No one knew this would become the pandemic is has. No one knew and most still grapple with what the immediate and long term effects of this disease are and will be. The best immunologists and epidemiologists are working very hard to get the arms around this virus but to get it right they need time. It is almost a shame that Dr. Fauci informed us that it would take at least 18 months to get a vaccine for this disease. He has told us that such would be the case if everything went right and we got it on the first try. He has also said that it is unlikely those things will happen. But no one seems to be hearing what he is saying. I am not in the medical field but I remember from the one microbiology course I took in college that the professor told how a virus is the most difficult of all maladies to remedy because of the way it exists.
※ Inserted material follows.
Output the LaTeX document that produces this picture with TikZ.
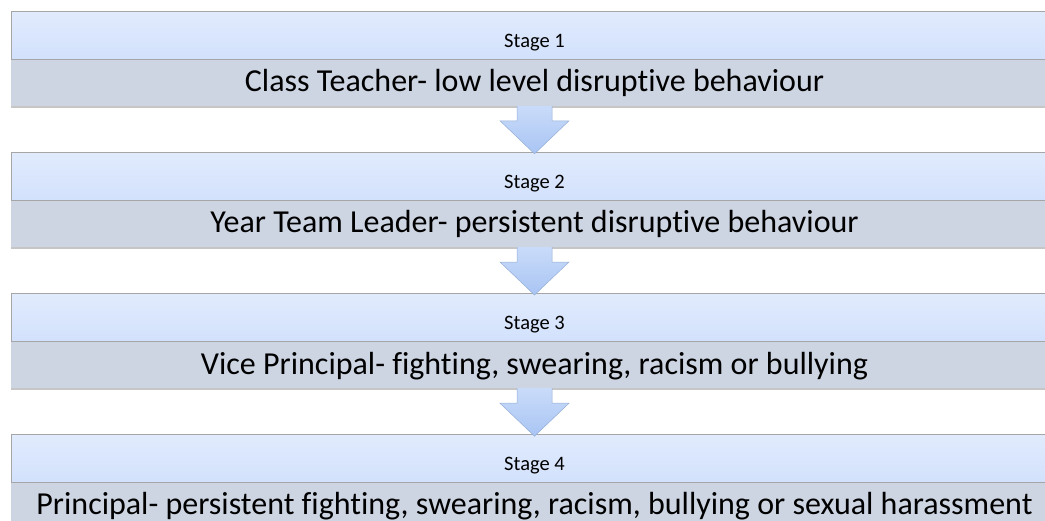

Let’s take AIDS as an example of the above difficulties. We first new of AIDS is the early 1980s. It is a virus. Problematic to it is that it mutates hence the finest minds have yet to create a vaccine 40 years later! What does this have to do with COVID-19? Two things, first, COVID-19 is a virus that the Chinese believe has already mutated as they are having new outbreaks of this disease. Second, the best way to prevent the spread is through personal protection. My personal experience in traveling from Boston to Montana, Wyoming and Idaho is that people in these states are not taking this virus seriously and are not wearing masks. That will change.

I fear we will suffer with this disease for the next 2 years which will cause states to close down again, hospitals to become overwhelmed and more people dying. This may well be one of our new realities for some time to come. I hope I am wrong.

COVID-19 has already forever changed the way businesses will run. Those business who had never done work from home have been forced into it and have discovered it to be a very effective way to do business. Businesses have been forced to change the way they do business or die. And I read this morning where it is expected that 1/4 of all small business will not reopen. I expect business schools will be changing their curriculum to accommodate the new business models that will inevitably come out of this pandemic.

Additionally, the way we look at response to health crises has already changed and will change more. We simply were not prepared for this pandemic in large part because our belief systems had not allowed for such an occurrence.

We have a new phrase in our language, “social distancing.” Will this be temporary or long-lasting, possibly a new standard?

Amid the Pandemic and new ways of doing business came the policeman who murdered a black man by asphyxiation. First it forced police forces around the country to reconsider apprehension techniques. Then another black man was killed just because three white men thought he was a wanted man when in truth he was just out for a jog, something he had done regularly for a long time and finally there was the policeman who shot and killed a black man in the back because he was resisting arrest.

I knew America was still ways to racist for my liking, but to the extent it has suddenly reared its ugly head was surprising. These events caused demonstrations against racism across America. When it was discovered in the black community that some of them were taking advantage of the situation to cause property damage and looting, black leaders took it upon themselves to call out these thugs and remind both them and America that the protests are to be peaceful. In a number of demonstrations it was police mishandling of the protests that cause them to turn violent. But maybe, just maybe, out this will come a more widespread intolerance for all forms of racism. We can only hope.